Australian Detainment Centres: Stopping the Boats and Shirking Normative Responsibilities

A dark practice is taking place off the shores of the sunny continent of Australia. Thousands of asylum seekers who make dangerous journeys to escape volatile situations in their home countries are being re-directed to offshore settlement camps in the Pacific, as part of a government scheme called Operation Sovereign Borders, aimed at preventing the arrival of asylum seekers onto Australian soil. This border protection policy, more colloquially known as “stop the boats”, was implemented in September 2013 under the Abbott Government and has been incredibly controversial ever since.

Northern IDC
Image courtesy of kenhodge13, ©2010, some rights reserved.

Offshore settlement camps in the Pacific

In support of the aim to protect Australia’s borders, offshore settlement camps have been set up on islands in the Pacific: specifically, on Manus Island, a province of Papua New Guinea and Nauru, the world’s smallest island nation in Micronesia. Though both of these locations are strikingly beautiful, their association with a xenophobic and abusive policy taints them. The conditions at the detainment camps have been described as abysmal, with reports declaring water shortages and overcrowding. Leaked pictures of the Nauruan detention centre from December 2013 corroborate eyewitness accounts and demonstrate the severity of the issue. Marianna Evers, a nurse who was employed to work a contract of six weeks in Nauru, called the conditions at the centre “appalling”, comparing it to a “concentration camp”.[1]

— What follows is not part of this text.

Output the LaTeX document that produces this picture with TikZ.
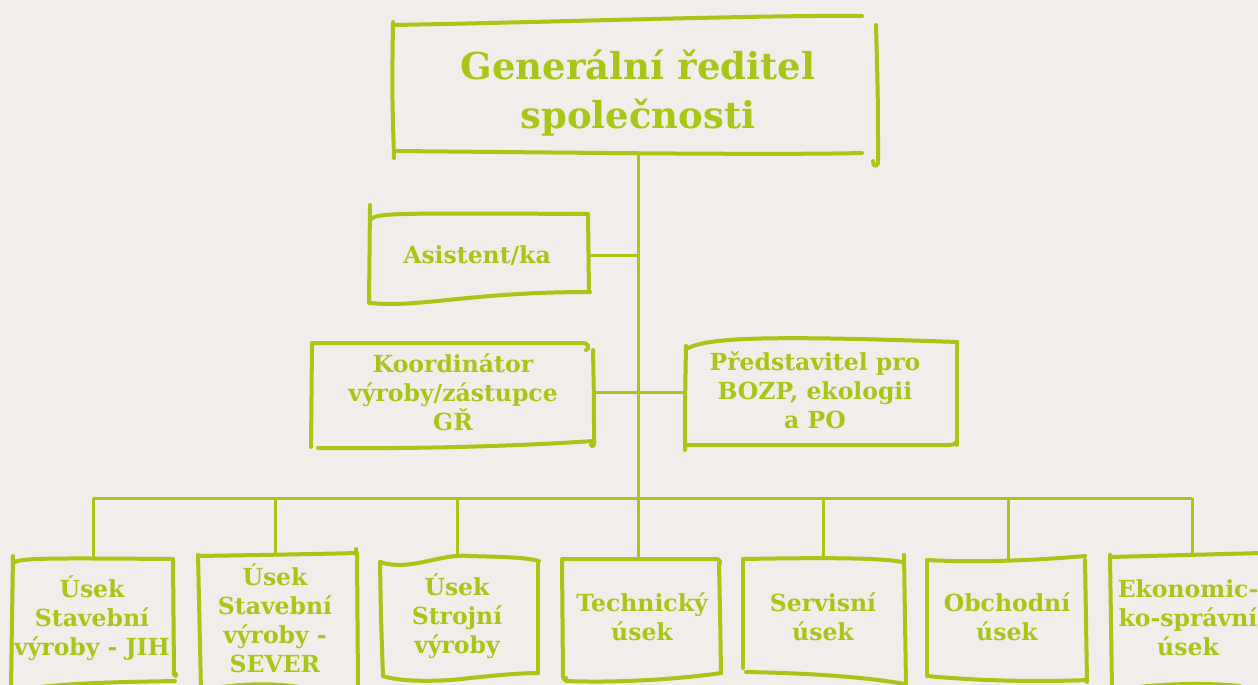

There is no limit as to how long an individual can be held within these immigration detention camps, as they are used as a processing area until the Australian government can make a decision on a case-by-case basis. With their “stop the boats” program, the Australian navy has been authorised to intercept boatloads of asylum seekers before they can reach their sovereign territory. Because of this, they are technically never responsible for these individuals, as they never touch Australian soil. Under this program, the Australian navy stopped 441 asylum seekers in 10 vessels in 2014 alone.[2]  Australia is not alone in this type of pre-emptive strategy: the European Union has an entire agency dedicated to the management of border control plans between states. Under this agency, European Border Guard Teams, made up of border guards from EU states, seek to protect their territory from illegal immigration. This would indicate that this type of interception of asylum seekers is a growing trend in developed states.

These offshore resettlement camps are a clear violation of Australia’s obligation as a signatory to the 1951 Convention Relating to the Status of Refugees. This Convention, developed in the aftermath of the horrors of World War II, has represented a standard to which states in the international community must adhere. In cleverly deflecting their responsibility as a signatory of this convention through loopholes and legal grey areas, Australia has demonstrated a lack of commitment to the wider normative aims to which they are party. In response to these violations, the UNHCR, as well as human rights groups such as Amnesty International, have condemned the policies. Amnesty International have focused a recent campaign on the children held in these detention centres, calling on international support to put pressure on the Australian government to release them.

Most significantly, recent claims of sex abuse have been found by the Integrity Commissioner Philip Moss, who reported allegations of rape, indecent assault and sexual harassment in the asylum camp in Nauru. He made 19 recommendations in total to the Australian government, including improving the processes for responding to such allegations, such as investing in better sexual harassment training for staff working in the detainment centres.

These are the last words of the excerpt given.